* START *

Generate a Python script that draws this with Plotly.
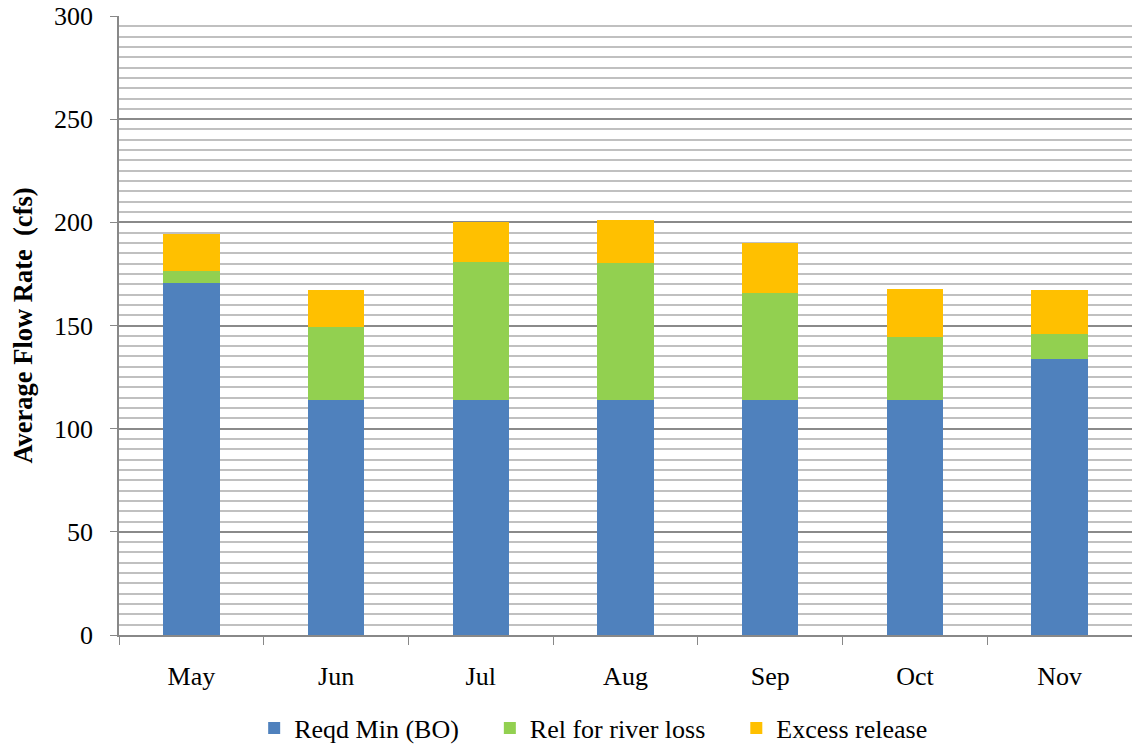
import plotly.graph_objects as go

months = ["May", "Jun", "Jul", "Aug", "Sep", "Oct", "Nov"]
reqd_min = [170.5, 114, 114, 114, 114, 114, 134]
river_loss = [5.8, 35.5, 67, 66.5, 51.8, 30.5, 12]
excess = [18, 17.7, 19.2, 20.8, 24, 23, 21.3]

names = ["Reqd Min (BO)", "Rel for river loss", "Excess release"]
colors = ["#4F81BD", "#92D050", "#FFC000"]
values = [reqd_min, river_loss, excess]

pad = "\u00a0" * 4
fig = go.Figure()
for i, (name, vals, col) in enumerate(zip(names, values, colors)):
    label = name + (pad if i < len(names) - 1 else "")
    fig.add_trace(go.Bar(x=months, y=vals, name=label, marker=dict(color=col, line=dict(width=0))))

ff = "Liberation Serif"
fig.update_layout(
    barmode="stack",
    bargap=0.61,
    width=1132, height=749,
    margin=dict(l=119, r=0, t=16, b=114, autoexpand=False),
    plot_bgcolor="white", paper_bgcolor="white",
    font=dict(family=ff, size=26, color="black"),
    legend=dict(orientation="h", x=0.524, xanchor="center", xref="container",
                y=0.028, yanchor="middle", yref="container",
                font=dict(family=ff, size=26, color="black"),
                tracegroupgap=0, traceorder="normal"),
    xaxis=dict(showline=True, linecolor="#888888", linewidth=1.5, ticks="outside", ticklen=8,
               tickcolor="#888888", tickson="boundaries", tickfont=dict(family=ff, size=26),
               ticklabelstandoff=17, showgrid=False, automargin=False),
    yaxis=dict(range=[0, 300], dtick=50, showline=True, linecolor="#888888", linewidth=1.5,
               ticks="outside", ticklen=7, tickcolor="#888888", tickfont=dict(family=ff, size=26),
               ticklabelstandoff=12, automargin=False,
               showgrid=True, gridcolor="#8a8a8a", gridwidth=1.5, zeroline=False,
               minor=dict(dtick=5, showgrid=True, gridcolor="#c0c0c0", gridwidth=1.5),
               title=dict(text="<b>Average Flow Rate  (cfs)</b>", font=dict(family=ff, size=26.5), standoff=14)),
)

fig.write_html("out.html")
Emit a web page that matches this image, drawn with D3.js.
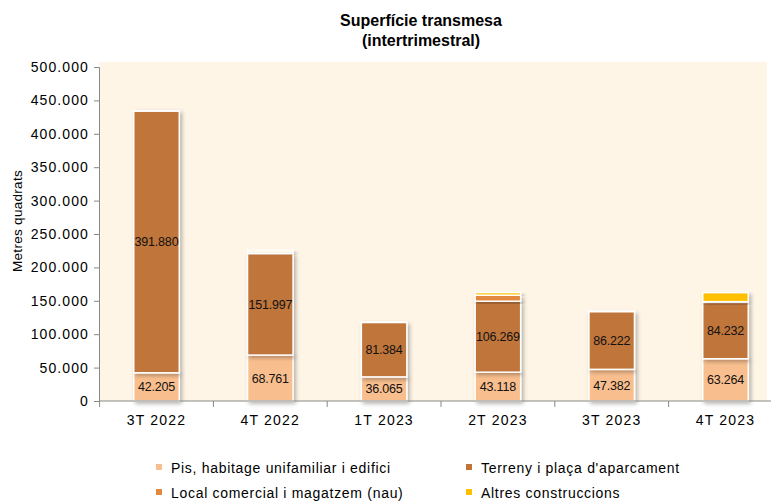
<!DOCTYPE html>
<html><head><meta charset="utf-8">
<script src="https://cdn.jsdelivr.net/npm/d3@7"></script>
<style>body{margin:0;background:#fff}svg{display:block;font-family:"Liberation Sans",Arial,sans-serif}</style>
</head><body><svg id="c" width="771" height="503"></svg>
<script>
const categories = ["3T 2022","4T 2022","1T 2023","2T 2023","3T 2023","4T 2023"];
const seriesNames = ["Pis, habitage unifamiliar i edifici","Terreny i plaça d'aparcament","Local comercial i magatzem (nau)","Altres construccions"];
const pis      = [42205, 68761, 36065, 43118, 47382, 63264];
const terreny  = [391880, 151997, 81384, 106269, 86222, 84232];
const local    = [800, 2500, 500, 9000, 800, 1200];
const altres   = [300, 2500, 300, 4000, 300, 13500];
const yTicks = [0,50000,100000,150000,200000,250000,300000,350000,400000,450000,500000];
const colors = ["#F9BE8E","#C0743A","#E3883F","#FFC000"];

(function(){
const fmt = d3.formatLocale({decimal:",",thousands:".",grouping:[3],currency:["","€"]}).format(",");
const svg = d3.select("#c");
const L = 99.6, R = 782.4, T = 67, B = 401;

const defs = svg.append("defs");
const f = defs.append("filter").attr("id","sh").attr("x","-20%").attr("y","-20%").attr("width","150%").attr("height","150%");
f.append("feGaussianBlur").attr("in","SourceAlpha").attr("stdDeviation",2);
f.append("feOffset").attr("dx",2).attr("dy",2).attr("result","o");
f.append("feComponentTransfer").append("feFuncA").attr("type","linear").attr("slope",0.3);
const m = f.append("feMerge"); m.append("feMergeNode"); m.append("feMergeNode").attr("in","SourceGraphic");

svg.append("rect").attr("x",99).attr("y",62).attr("width",668).attr("height",B-62).attr("fill","#FEF5E6");

const x = d3.scaleBand().domain(categories).range([L,R]).paddingInner(0.6).paddingOuter(0.3);
const xb = d3.scaleBand().domain(categories).range([L,R]);
const y = d3.scaleLinear().domain([0,500000]).range([B,T]);

const rows = categories.map((c,i)=>({cat:c, s0:pis[i], s1:terreny[i], s2:local[i], s3:altres[i]}));
const stack = d3.stack().keys(["s0","s1","s2","s3"])(rows);

const g = svg.append("g");
stack.forEach((layer,k)=>{
  g.append("g").selectAll("rect").data(layer).join("rect")
    .attr("x",d=>x(d.data.cat)).attr("width",x.bandwidth())
    .attr("y",d=>y(d[1])).attr("height",d=>Math.max(0,y(d[0])-y(d[1])))
    .attr("fill",colors[k]).attr("stroke","#fff").attr("stroke-width",1.5)
    .attr("filter","url(#sh)");
});
[0,1].forEach(k=>{
  g.append("g").selectAll("text").data(stack[k]).join("text")
    .attr("x",d=>x(d.data.cat)+x.bandwidth()/2).attr("y",d=>(y(d[0])+y(d[1]))/2+4.5)
    .attr("text-anchor","middle").attr("font-size",12.5).attr("fill","#111")
    .attr("letter-spacing","-0.2")
    .text(d=>fmt(d[1]-d[0]));
});

const ya = svg.append("g").attr("transform",`translate(99,0)`)
  .call(d3.axisLeft(y).tickValues(yTicks).tickSize(5).tickFormat(fmt));
ya.select(".domain").attr("stroke","#888");
ya.selectAll(".tick line").attr("stroke","#888");
ya.selectAll(".tick text").attr("font-size",14).attr("fill","#000").attr("x",-10).attr("letter-spacing","1.1").attr("font-family","Liberation Sans, Arial");

const xa = svg.append("g").attr("transform",`translate(0,${B})`)
  .call(d3.axisBottom(xb).tickSize(0).tickPadding(14));
xa.select(".domain").attr("stroke","#888").attr("d",`M99,0H771`);
xa.selectAll(".tick text").attr("font-size",14).attr("fill","#000").attr("letter-spacing","1.2").attr("font-family","Liberation Sans, Arial");
xa.append("g").selectAll("line").data(categories).join("line")
  .attr("x1",d=>xb(d)).attr("x2",d=>xb(d)).attr("y1",0).attr("y2",6).attr("stroke","#888");

svg.append("text").attr("x",421).attr("y",26).attr("text-anchor","middle").attr("font-weight","bold").attr("font-size",16).text("Superfície transmesa");
svg.append("text").attr("x",421).attr("y",46).attr("text-anchor","middle").attr("font-weight","bold").attr("font-size",16).text("(intertrimestral)");
svg.append("text").attr("transform","translate(22,221) rotate(-90)").attr("text-anchor","middle").attr("font-size",13.5).attr("letter-spacing","0.3").text("Metres quadrats");

const legPos = [[156,468],[466,468],[156,493],[466,493]];
seriesNames.forEach((n,i)=>{
  const [lx,ly] = legPos[i];
  svg.append("rect").attr("x",lx).attr("y",ly-4).attr("width",6).attr("height",6).attr("fill",colors[i]);
  svg.append("text").attr("x",lx+15).attr("y",ly+4.5).attr("font-size",14).attr("letter-spacing","0.7").text(n);
});
})();
</script></body></html>
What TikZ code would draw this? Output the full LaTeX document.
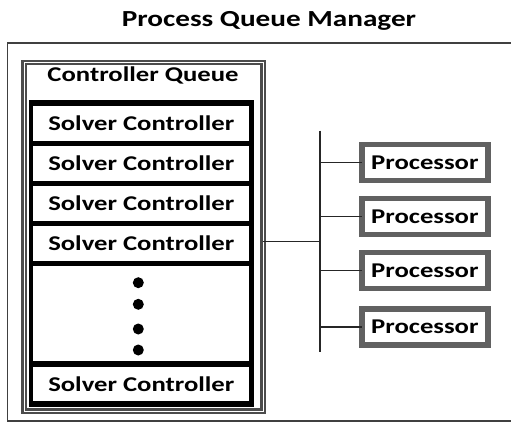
\documentclass[tikz,border=0pt]{standalone}
\usepackage{fontspec}
\usepackage{graphicx}
\setmainfont{Carlito}
\newcommand{\stretchtxt}[1]{\scalebox{1.27}[1]{#1}}
\begin{document}
\begin{tikzpicture}[x=1pt,y=-1pt,
  every node/.style={inner sep=0pt, outer sep=0pt, font=\bfseries},
  bodyfont/.style={font=\fontsize{21}{21}\bfseries\selectfont},
  cellbox/.style={bodyfont, fill=white, minimum width=216pt, minimum height=34.7pt},
  procbox/.style={bodyfont, draw=black!62, line width=5.5pt, fill=white, minimum width=126.2pt, minimum height=36pt},
  wire/.style={line width=1.5pt, draw=black!85},
  dotmark/.style={circle, fill=black, minimum size=11pt}]
\clip (0,0) rectangle (511,422);
% title
\node[font=\fontsize{23}{23}\bfseries\selectfont] (title) at (269,21) {\stretchtxt{Process Queue Manager}};
% outer box
\node[draw=black!75, line width=1.8pt, anchor=north west, minimum width=520pt, minimum height=378pt] (pqm) at (7.5,42.7) {};
% controller queue box
\node[draw=black!70, double=white, line width=2.4pt, double distance=0.9pt, minimum width=238.7pt, minimum height=348.8pt] (queue) at (143.6,236.8) {};
\node[bodyfont] (qlabel) at (143,75) {\stretchtxt{Controller Queue}};
% black stack
\node[fill=black, anchor=north west, minimum width=224.7pt, minimum height=306.7pt] (stack) at (29.3,100) {};
\node[cellbox] (c1) at (141.3,123.35) {\stretchtxt{Solver Controller}};
\node[cellbox] (c2) at (141.3,163.35) {\stretchtxt{Solver Controller}};
\node[cellbox] (c3) at (141.3,203.7) {\stretchtxt{Solver Controller}};
\node[cellbox] (c4) at (141.3,243.7) {\stretchtxt{Solver Controller}};
\node[cellbox, minimum height=94.7pt] (cdots) at (141.3,313.35) {};
\node[cellbox] (c5) at (141.3,383.85) {\stretchtxt{Solver Controller}};
\node[dotmark] (d1) at (138.3,282.7) {};
\node[dotmark] (d2) at (138.3,304.3) {};
\node[dotmark] (d3) at (138.3,329) {};
\node[dotmark] (d4) at (138.3,350) {};
% processors
\node[procbox] (p1) at (424.85,162.3) {\stretchtxt{Processor}};
\node[procbox] (p2) at (424.85,216.5) {\stretchtxt{Processor}};
\node[procbox] (p3) at (424.85,270.5) {\stretchtxt{Processor}};
\node[procbox] (p4) at (424.85,326.8) {\stretchtxt{Processor}};
% bus
\coordinate (bustop) at (320,130.7);
\coordinate (busbot) at (320,352.3);
\coordinate (busmid) at (320,241.7);
\draw[wire] (bustop) -- (busbot);
\draw[wire] (queue.east |- busmid) -- (busmid);
\foreach \p in {p1,p2,p3,p4} \draw[wire] (bustop |- \p.west) -- (\p.west);
\end{tikzpicture}
\end{document}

* END *

- _WHAT IS REQUIRED_:
Extract lines where the string "that" occurs.

- _FINISHED TASK_:
Generate a Python script that draws this with Plotly.
Emit a web page that matches this image, drawn with D3.js.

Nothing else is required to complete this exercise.